━━━━━ GIVEN INFORMATION ━━━━━

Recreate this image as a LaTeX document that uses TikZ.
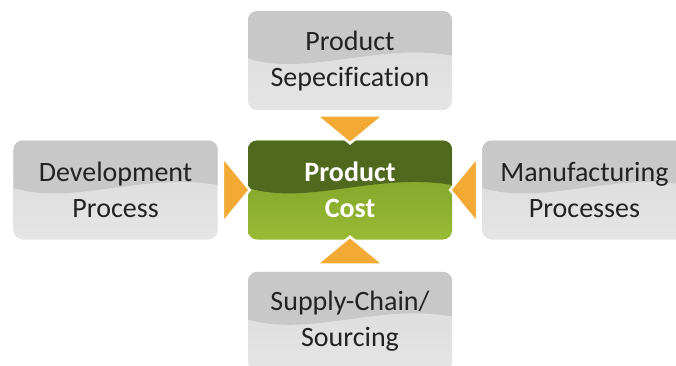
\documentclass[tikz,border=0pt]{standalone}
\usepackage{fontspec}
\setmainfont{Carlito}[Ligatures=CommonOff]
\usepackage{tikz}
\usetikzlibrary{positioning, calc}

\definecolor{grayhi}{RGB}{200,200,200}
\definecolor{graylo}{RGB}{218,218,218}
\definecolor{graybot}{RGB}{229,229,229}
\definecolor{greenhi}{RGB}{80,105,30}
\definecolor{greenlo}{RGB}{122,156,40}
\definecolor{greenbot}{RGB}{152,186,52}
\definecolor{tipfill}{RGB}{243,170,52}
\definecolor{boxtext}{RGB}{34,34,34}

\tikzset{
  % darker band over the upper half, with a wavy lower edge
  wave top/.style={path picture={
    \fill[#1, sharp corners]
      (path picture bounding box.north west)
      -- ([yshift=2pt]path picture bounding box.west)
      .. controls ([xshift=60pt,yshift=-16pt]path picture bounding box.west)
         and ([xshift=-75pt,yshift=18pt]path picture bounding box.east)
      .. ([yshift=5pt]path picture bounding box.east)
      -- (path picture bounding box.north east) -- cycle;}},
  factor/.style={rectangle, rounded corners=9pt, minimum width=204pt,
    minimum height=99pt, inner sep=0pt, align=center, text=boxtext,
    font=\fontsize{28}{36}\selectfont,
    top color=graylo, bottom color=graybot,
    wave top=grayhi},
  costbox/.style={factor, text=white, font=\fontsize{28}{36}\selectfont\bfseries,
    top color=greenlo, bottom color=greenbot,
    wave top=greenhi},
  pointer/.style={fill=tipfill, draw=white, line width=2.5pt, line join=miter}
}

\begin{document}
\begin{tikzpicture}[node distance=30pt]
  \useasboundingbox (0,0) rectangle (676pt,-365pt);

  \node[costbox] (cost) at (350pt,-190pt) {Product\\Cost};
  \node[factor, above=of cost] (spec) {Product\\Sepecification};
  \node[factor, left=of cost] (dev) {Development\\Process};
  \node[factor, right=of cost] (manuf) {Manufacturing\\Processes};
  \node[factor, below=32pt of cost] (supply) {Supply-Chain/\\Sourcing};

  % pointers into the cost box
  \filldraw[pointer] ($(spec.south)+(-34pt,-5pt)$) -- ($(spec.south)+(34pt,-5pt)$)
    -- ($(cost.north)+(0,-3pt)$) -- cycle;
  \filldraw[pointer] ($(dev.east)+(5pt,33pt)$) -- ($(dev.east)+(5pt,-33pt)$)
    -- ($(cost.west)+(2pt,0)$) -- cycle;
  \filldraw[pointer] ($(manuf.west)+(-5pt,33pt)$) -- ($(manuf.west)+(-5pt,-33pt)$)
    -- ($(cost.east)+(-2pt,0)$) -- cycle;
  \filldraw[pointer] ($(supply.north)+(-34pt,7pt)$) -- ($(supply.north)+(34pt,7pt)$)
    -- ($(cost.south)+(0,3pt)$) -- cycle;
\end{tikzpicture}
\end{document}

━━━━━

Return the listing above unchanged, apart from dropping its pictures.

WRITTEN ANSWER:
Recreate this image as a LaTeX document that uses TikZ.
\documentclass[tikz,border=0pt]{standalone}
\usepackage{fontspec}
\setmainfont{Carlito}[Ligatures=CommonOff]
\usepackage{tikz}
\usetikzlibrary{positioning, calc}

\definecolor{grayhi}{RGB}{200,200,200}
\definecolor{graylo}{RGB}{218,218,218}
\definecolor{graybot}{RGB}{229,229,229}
\definecolor{greenhi}{RGB}{80,105,30}
\definecolor{greenlo}{RGB}{122,156,40}
\definecolor{greenbot}{RGB}{152,186,52}
\definecolor{tipfill}{RGB}{243,170,52}
\definecolor{boxtext}{RGB}{34,34,34}

\tikzset{
  % darker band over the upper half, with a wavy lower edge
  wave top/.style={path picture={
    \fill[#1, sharp corners]
      (path picture bounding box.north west)
      -- ([yshift=2pt]path picture bounding box.west)
      .. controls ([xshift=60pt,yshift=-16pt]path picture bounding box.west)
         and ([xshift=-75pt,yshift=18pt]path picture bounding box.east)
      .. ([yshift=5pt]path picture bounding box.east)
      -- (path picture bounding box.north east) -- cycle;}},
  factor/.style={rectangle, rounded corners=9pt, minimum width=204pt,
    minimum height=99pt, inner sep=0pt, align=center, text=boxtext,
    font=\fontsize{28}{36}\selectfont,
    top color=graylo, bottom color=graybot,
    wave top=grayhi},
  costbox/.style={factor, text=white, font=\fontsize{28}{36}\selectfont\bfseries,
    top color=greenlo, bottom color=greenbot,
    wave top=greenhi},
  pointer/.style={fill=tipfill, draw=white, line width=2.5pt, line join=miter}
}

\begin{document}
\begin{tikzpicture}[node distance=30pt]
  \useasboundingbox (0,0) rectangle (676pt,-365pt);

  \node[costbox] (cost) at (350pt,-190pt) {Product\\Cost};
  \node[factor, above=of cost] (spec) {Product\\Sepecification};
  \node[factor, left=of cost] (dev) {Development\\Process};
  \node[factor, right=of cost] (manuf) {Manufacturing\\Processes};
  \node[factor, below=32pt of cost] (supply) {Supply-Chain/\\Sourcing};

  % pointers into the cost box
  \filldraw[pointer] ($(spec.south)+(-34pt,-5pt)$) -- ($(spec.south)+(34pt,-5pt)$)
    -- ($(cost.north)+(0,-3pt)$) -- cycle;
  \filldraw[pointer] ($(dev.east)+(5pt,33pt)$) -- ($(dev.east)+(5pt,-33pt)$)
    -- ($(cost.west)+(2pt,0)$) -- cycle;
  \filldraw[pointer] ($(manuf.west)+(-5pt,33pt)$) -- ($(manuf.west)+(-5pt,-33pt)$)
    -- ($(cost.east)+(-2pt,0)$) -- cycle;
  \filldraw[pointer] ($(supply.north)+(-34pt,7pt)$) -- ($(supply.north)+(34pt,7pt)$)
    -- ($(cost.south)+(0,3pt)$) -- cycle;
\end{tikzpicture}
\end{document}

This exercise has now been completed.